After just three days spent learning about Mwelekeo specifically and the Tiriki West cluster in general, pieces of my jigsaw start coming together. While riding around from place to place on the back of John’s badly built Chinese motorcycle, we stop every few minutes to speak to someone. We also slow down between stops to wave at or say a quick hello to people along the way. After almost every conversation and wave, John shouts over the noise of the engine “he’s a Bahá'í”. It seems like half of the people we pass are Bahá'ís, and if they’re not, then they’re somehow involved with Mwelekeo – either as a tutor or a family member of a student. I have previously visited Bahá'ís and Bahá'í communities in countries throughout four continents. Some communities had thousands of Bahá'ís, and some had only a single believer. Some were in very highly developed clusters and some were in areas where clustering has, in 2011, still not yet happened. But none of those experiences have prepared me adequately for what the Bahá'í Faith is in Eastern Africa. In Tiriki West cluster, I begin to understand what happened with the Maasai in Northern Tanzania; but still, it takes me another month to begin to articulate this burgeoning realisation and it is while praying in the Mother Temple of Africa that I have what my good friend TBird would call an epiphany concerning the matter of the advancement of The Faith in these areas compared to its advancement in Northern Ireland.

I’m now sitting in the office of the Uganda Bahá'í Institute for Development (‘Uganda Training Institute’ isn’t good enough for them here) at the National Bahá'í Centre in Kampala. The temple is about 500 metres away and we’re surrounded by lush greenery that hosts birds who manage to sing above the noise of the petrol generator that we use when there’s no power. I’m supposed to be typing a translation of the Ruhi Institute’s new version of Teaching Children’s Classes, Grade 1 into Luganda, the most common language in Uganda. Instead, I’m thinking about what I’ve learnt from the Bahá'í communities in Tanzania, Kenya, and Uganda.

One of my conversations with John in Tiriki West was about how they initiate their activities. He didn’t seem to understand my question though: “so how is it that you’ve brought so many people into The Faith here?” [blank expression] “like how do you invite them all to do Book 1? Or do you invite them to a devotional first?” “Well,” John beginsslowly, clearly startled by the question, “we just try things”. “What do you mean you just try things?” “We just try different things”. “In my country we’re scared of trying new things” I begin, but before I can continue, John asks “what do you mean scared?” “Like fear of the unknown I suppose… John is clearly quite taken aback by this conversation. I’ve been talking to him about a lot of things over the past few days but he’s never reacted in this way to any of my questions. I then realise that when the Universal House of Justice told us that “fear of failure finds no place”, the Bahá'ís of Gisumu in Tiriki West cluster probably didn’t understand… or maybe they did and it’s because of their obedience back then that John doesn’t understand it now.

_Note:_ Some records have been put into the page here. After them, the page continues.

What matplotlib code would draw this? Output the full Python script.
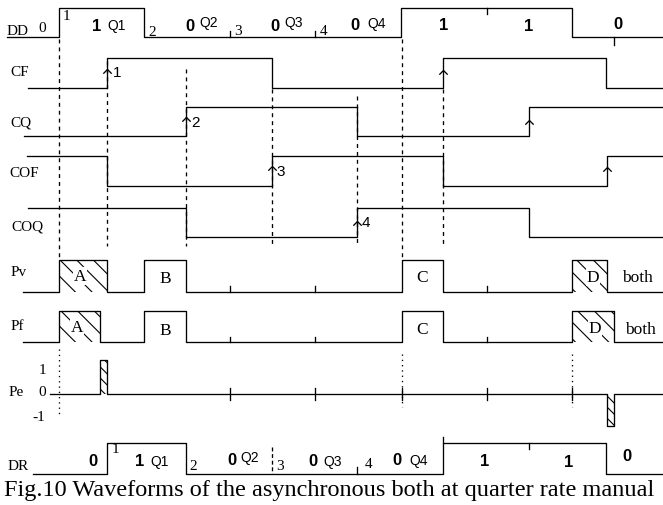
import matplotlib
matplotlib.use("Agg")
import matplotlib.pyplot as plt
from matplotlib.path import Path

# time axis in bit periods, t=0 at the first rising edge of DD
t_left, t_right = -0.686, 7.06

# signal edges (bit periods) and starting level
dd_edges = [0, 1, 4, 6]
cf_edges = [0.568, 2.488, 4.493, 6.39]
cq_edges = [1.484, 3.481, 5.49]
cof_edges = [0.568, 2.488, 4.493, 6.40]
coq_edges = [1.484, 3.481, 5.49]
pv_edges = [0, 0.568, 1, 1.484, 4.007, 4.493, 6.0, 6.40]
pf_edges = [0, 0.482, 1, 1.484, 4.007, 4.493, 6.0, 6.49]
dr_edges = [0.568, 1.484, 4.493, 6.39]
pe_times = [0.48, 0.56, 6.40, 6.49]
pe_levels = [0, 1, 0, -1, 0]

# name, edges, first level, start time, y of high, y of low (pixel rows)
rows = [
    ("DD", dd_edges, 0, -0.604, 9.3, 38.3),
    ("CF", cf_edges, 0, -0.359, 59.3, 89.3),
    ("CQ", cq_edges, 0, -0.405, 107.7, 136.7),
    ("COF", cof_edges, 1, -0.37, 156.7, 186.7),
    ("COQ", coq_edges, 1, -0.36, 209, 238.3),
    ("Pv", pv_edges, 0, -0.417, 260.7, 292.7),
    ("Pf", pf_edges, 0, -0.417, 311.7, 343.3),
    ("DR", dr_edges, 0, -0.30, 444, 475),
]

top_labels = ["0", "1", "1", "Q1", "2", "0", "Q2", "3", "0", "Q3", "4", "0", "Q4", "1", "1", "0"]
caption = "Fig.10 Waveforms of the asynchronous both at quarter rate manual"

fig = plt.figure(figsize=(6.63, 5.06), dpi=100)
ax = fig.add_axes([0, 0, 1, 1])
ax.set_xlim(t_left, t_right)
ax.set_ylim(506, 0)
ax.axis("off")

LW = 0.95
serif = "Liberation Serif"
sans = "Liberation Sans"


def px(x):
    # pixel column -> time units, for text placement
    return (x / 663) * (t_right - t_left) + t_left


def step_xy(edges, level, start):
    xs, ys = [start], [level]
    for e in edges:
        xs.append(e)
        level = 1 - level
        ys.append(level)
    xs.append(t_right)
    ys.append(level)
    return xs, ys


for name, edges, lev0, start, yh, yl in rows:
    xs, ys = step_xy(edges, lev0, start)
    ys = [yh if v else yl for v in ys]
    ax.plot(xs, ys, drawstyle="steps-post", color="k", lw=LW)

# Pe three-level waveform
pe_y = {1: 361, 0: 395, -1: 427}
xs = [-0.10] + pe_times + [t_right]
ys = [pe_y[v] for v in pe_levels] + [pe_y[0]]
ax.plot(xs, ys, drawstyle="steps-post", color="k", lw=LW)

# hatched regions
hatched = [
    (0, 0.568, 260.7, 292.7), (6.0, 6.40, 260.7, 292.7),
    (0, 0.482, 311.7, 343.3), (6.0, 6.49, 311.7, 343.3),
]
plt.rcParams["hatch.linewidth"] = 0.8
for x0, x1, y0, y1 in hatched:
    ax.fill_between([x0, x1], y0, y1, facecolor="none", edgecolor="k",
                    hatch="\\\\", lw=0)
for x0, x1, y0 in [(0.48, 0.56, 361), (6.40, 6.49, 427)]:
    ax.fill_between([x0, x1], y0, 395, facecolor="none", edgecolor="k",
                    hatch="\\\\\\", lw=0)

# dashed guide lines (time, top, bottom)
dashed = [(0, 40, 258), (0.568, 62, 247), (1.484, 70, 247), (2.488, 90, 247),
          (3.481, 97, 247), (4.007, 40, 260), (4.493, 90, 247)]
for t, a, b in dashed:
    ax.plot([t, t], [a, b], color="k", lw=LW, dashes=(3, 3))
for t, a, b in [(0, 350, 416), (4.007, 355, 408), (6.0, 355, 408)]:
    ax.plot([t, t], [a, b], color="k", lw=LW, dashes=(1, 3))
ax.plot([2.488, 2.488], [448, 475], color="k", lw=LW, dashes=(3, 2))

# small ticks (time, top, bottom)
ticks = [(2, 31.7, 38.3), (3, 31.7, 38.3), (5, 9.3, 15), (6.49, 38.3, 46),
         (2, 287, 292.7), (3, 287, 292.7), (5, 287, 292.7),
         (2, 338, 343.3), (3, 338, 343.3), (5, 338, 343.3),
         (2, 389, 401), (3, 389, 401), (4.007, 389, 401), (5, 389, 401), (6.0, 389, 401),
         (3.481, 468, 475), (5.49, 444, 450), (4.493, 438, 444)]
for t, a, b in ticks:
    ax.plot([t, t], [a, b], color="k", lw=LW)

# open arrow heads on the clock edges
chevron = Path([(-1, -1), (0, 0), (1, -1)], [Path.MOVETO, Path.LINETO, Path.LINETO])
arrows = [(0.568, 69.5), (1.484, 117.5), (2.488, 167), (3.481, 221.5),
          (4.493, 71), (5.49, 121), (6.40, 168)]
ax.plot([a[0] for a in arrows], [a[1] for a in arrows], ls="none", marker=chevron,
        ms=6, mfc="none", mec="k", mew=LW)
for t, y, s in [(0.568, 72.7, "1"), (1.484, 123.3, "2"), (2.488, 171.7, "3"), (3.481, 223.3, "4")]:
    ax.text(t + 0.11, y, s, family=sans, fontsize=11, va="center", ha="center")

# left labels
for s, x, y in [("DD", 7, 31), ("CF", 10, 72), ("CQ", 10, 123), ("COF", 9, 173),
                ("COQ", 11, 227), ("Pv", 11, 272), ("Pf", 11, 327), ("DR", 8, 467),
                ("Pe", 9, 393)]:
    ax.text(px(x), y, s, family=serif, fontsize=11, va="center", ha="left")
for s, x, y in [("1", 42, 370), ("0", 42, 393), ("-1", 39, 418), ("0", 41.7, 28)]:
    ax.text(px(x), y, s, family=serif, fontsize=11, va="center", ha="center")

# DD and DR value labels
dd_pos = [None, (66, 16), (97, 26), (117, 26), (152, 32), (190, 26), (209, 23), (238, 31),
          (275.3, 26), (294, 23), (324, 31), (355, 25), (376.7, 24), (443.3, 25),
          (528.3, 26), (618.3, 24)]
dr_pos = [(93, 462), (115, 450), (140, 462), (160, 462), (193, 467), (231.7, 461),
          (250, 458), (280, 467), (313, 462), (333, 462), (368.3, 465), (396.7, 461),
          (418.3, 461), (485, 462), (568.3, 463), (626.7, 457)]
bold_idx = {0, 2, 5, 8, 11, 13, 14, 15}
q_idx = {3, 6, 9, 12}
for pos_list in (dd_pos, dr_pos):
    for i, s in enumerate(top_labels):
        pos = pos_list[i]
        if pos is None:
            continue
        if i in bold_idx:
            kw = dict(family=sans, fontsize=12, fontweight="bold")
        elif i in q_idx:
            kw = dict(family=sans, fontsize=10)
        else:
            kw = dict(family=serif, fontsize=11)
        ax.text(px(pos[0]), pos[1], s, ha="center", va="center", **kw)

# pulse labels
for s, x, y in [("A", 80, 277), ("B", 165, 279), ("C", 422, 278), ("D", 593, 278),
                ("A", 77, 328), ("B", 165, 331), ("C", 422, 330), ("D", 595, 329)]:
    ax.text(px(x), y, s, family=serif, fontsize=12.5, ha="center", va="center",
            bbox=dict(facecolor="white", edgecolor="none", pad=0.5))
for x, y in [(637, 278), (640, 330)]:
    ax.text(px(x), y, "both", family=serif, fontsize=12.5, ha="center", va="center")

ax.text(px(4), 491, caption, family=serif, fontsize=17.5, ha="left", va="center")

fig.savefig("out.png", dpi=100)
plt.close()
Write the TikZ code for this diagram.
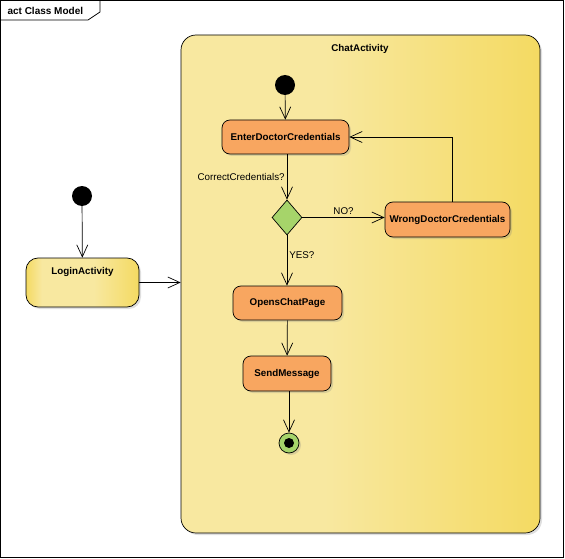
\documentclass[tikz,border=0pt]{standalone}
\usepackage{fontspec}
\setmainfont{Liberation Sans}
\usetikzlibrary{arrows.meta,shadows,shapes.geometric}
\definecolor{frameyel}{HTML}{F8E8A0}
\definecolor{frameyeldark}{HTML}{F4DA62}
\definecolor{actorange}{HTML}{F8A660}
\definecolor{actlight}{HTML}{FCCBA0}
\definecolor{decgreen}{HTML}{A6D46A}
\pgfdeclarehorizontalshading{chatshade}{100bp}{color(0bp)=(frameyel); color(25bp)=(frameyel);
  color(45bp)=(frameyel); color(75bp)=(frameyeldark); color(100bp)=(frameyeldark)}
\pgfdeclarehorizontalshading{loginshade}{100bp}{color(0bp)=(frameyeldark); color(25bp)=(frameyeldark);
  color(32bp)=(frameyel); color(55bp)=(frameyel); color(75bp)=(frameyeldark); color(100bp)=(frameyeldark)}
\tikzset{
  >={Straight Barb[length=12pt,width=11pt]},
  flow/.style={->,line width=0.7pt},
  shade/.style={drop shadow={opacity=0.25,shadow xshift=2pt,shadow yshift=-2pt}},
  actbox/.style={draw,line width=0.7pt,rounded corners=8pt,left color=actorange,middle color=actlight,right color=actorange,
    font=\bfseries\fontsize{9.8}{11}\selectfont,inner sep=0pt,shade},
  startdot/.style={circle,fill=black,minimum size=20pt,inner sep=0pt},
  guard/.style={font=\fontsize{9.8}{11}\selectfont,inner sep=2pt}
}
\begin{document}
\begin{tikzpicture}[x=1pt,y=-1pt]
\useasboundingbox (0,0) rectangle (565,559);
% frame
\draw[line width=0.8pt] (0.5,0.5) rectangle (563.5,557.5);
\draw[line width=0.8pt] (0.5,20) -- (88,20) -- (100,12) -- (100,0.5);
\node[font=\bfseries\fontsize{10}{11}\selectfont,anchor=west] (title) at (4,10.5) {act Class Model};
% left part
\node[startdot] (start1) at (82,196) {};
\node[draw,line width=0.7pt,rounded corners=12pt,minimum width=113pt,minimum height=49pt,
  shading=loginshade,shade] (login) at (82.5,282.5) {};
\node[font=\bfseries\fontsize{9.8}{11}\selectfont] (loginlbl) at (82.5,272) {LoginActivity};
% ChatActivity
\node[draw,line width=0.7pt,rounded corners=15pt,minimum width=359pt,minimum height=498pt,
  shading=chatshade,shade] (chat) at (360.5,284) {};
\node[font=\bfseries\fontsize{9.8}{11}\selectfont] (chatlbl) at (360,49) {ChatActivity};
\node[startdot] (start2) at (285,85) {};
\node[actbox,minimum width=127pt,minimum height=34pt] (enter) at (285.5,137) {EnterDoctorCredentials};
\node[draw,line width=0.7pt,diamond,fill=decgreen,minimum width=30pt,minimum height=35pt,inner sep=0pt,
  shape aspect=0.85] (dec) at (287,217.5) {};
\node[actbox,minimum width=125pt,minimum height=35pt] (wrong) at (447.5,219.5) {WrongDoctorCredentials};
\node[actbox,minimum width=109pt,minimum height=34pt] (opens) at (287.5,303) {OpensChatPage};
\node[actbox,minimum width=88pt,minimum height=35pt] (send) at (287,373.5) {SendMessage};
\node[draw,line width=0.7pt,circle,fill=decgreen,minimum size=20pt,inner sep=0pt,shade] (final) at (289,443) {};
\node[circle,fill=black,minimum size=10pt,inner sep=0pt] (finaldot) at (final) {};
\coordinate (corner) at (452,137);
% flows
\draw[flow] (start1) -- (login);
\draw[flow] (login.east) -- (login.east -| chat.west);
\draw[flow] (start2) -- (enter);
\draw[flow] (enter.south -| dec) -- (dec) node[guard,midway,left] {CorrectCredentials?};
\draw[flow] (dec.east) -- (dec.east -| wrong.west) node[guard,midway,above,yshift=1pt] {NO?};
\draw[flow] (dec.south) -- (opens.north -| dec) node[guard,pos=0.4,right] {YES?};
\draw[flow] (wrong.north -| corner) -- (corner) -- (enter.east);
\draw[flow] (opens) -- (send);
\draw[flow] (send.south -| final) -- (final);
\end{tikzpicture}
\end{document}
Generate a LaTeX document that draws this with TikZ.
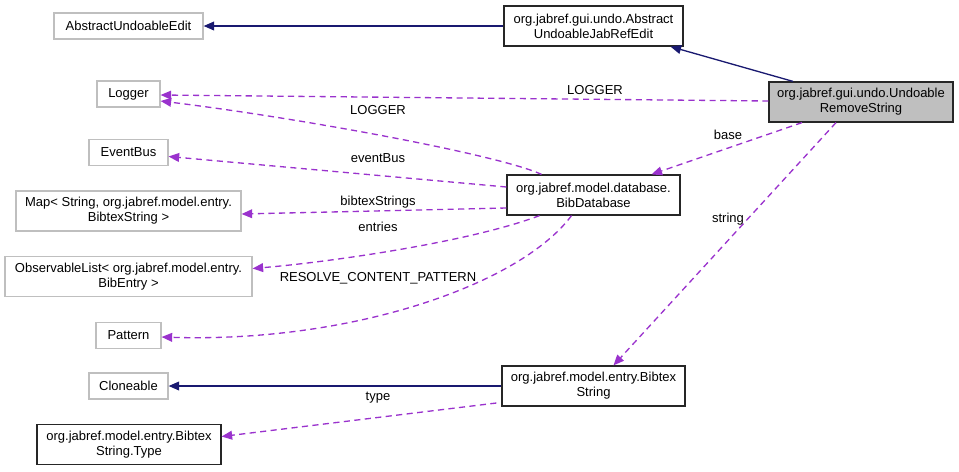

John runs a successful NGO, lives in a newly built house with a wife and newly born son, owns a motorbike, two cows and four goats. But all of this could disappear in a matter of months if things continued to become more difficult. Surrounding his house is a wide variety of crops in about half an acre of land. He has bananas, plantains, maize, potatoes, and a few other plants that I don’t recognise. I also notice a compost heap. He tells me about how all of this came about. He dug the clay for the bricks for his house by hand; then he and his father moulded and fired the bricks. They built the house together over a period of months but they were only able to plaster two rooms before John ran out of money. Meanwhile, however, he had started planting the way the PSA text Planting Crops advises, and created a compost heap at the same time. His land looked very different to his neighbours’ but he didn’t care. He was doing it this way because FUNDAEC advised him to and if it didn’t work then he’d only have lost a season of crops.

This, I now realise, seems to be the fundamental difference between the way the Bahá'ís think in these more advanced clusters, and the way we think in Northern Ireland. John has very little. He doesn’t have enough money to finish plastering his house or even to fill his motorbike’s ten litre fuel tank. But he’s prepared to risk a season’s crops just because a FUNDAEC text says that this way of planting is better than his way. Materially, he has so much more to lose than we do in Northern Ireland, yet he takes risks that few of us would take. Risks related to both the material and the spiritual aspects of his life. He’s prepared to completely change the way he shares The Faith with his friends just because of what he learns in Ruhi’s Arising to Serve and Teaching the Cause. John is just a random 24 year old man who wants to grow closer to God in the way that we do in Northern Ireland. He’s in no way better or worse than any of the rest of us. But his attitude is why he and his family are progressing – both materially and spiritually. And the collective culture created by this individual attitude is also why his cluster is the one that we always read about in 'Reflections on Growth'.

What is it about us in Northern Ireland that’s prevented our Bahá’í community from advancing the way other communities have all over the world? Is it linked to Northern Ireland’s culture perhaps? Or our Bahá'í culture here? Maybe there are no receptive populations in Northern Ireland? But why do they have advanced clusters down South and in England? Is there really a big difference between the English or the Southern community and ours? In East Africa, it’s not about following rules and formulas; instead the people have become adept at reading their social reality and using The Faith to meet their needs. Is there a way that we could do the same? Maybe instead of simply following rules and doing what we’re told all the time we need some sort of new energy in the mix? If we keep following without engaging our minds and hearts, will we be able to develop a vibrant Northern Irish Bahá'í community?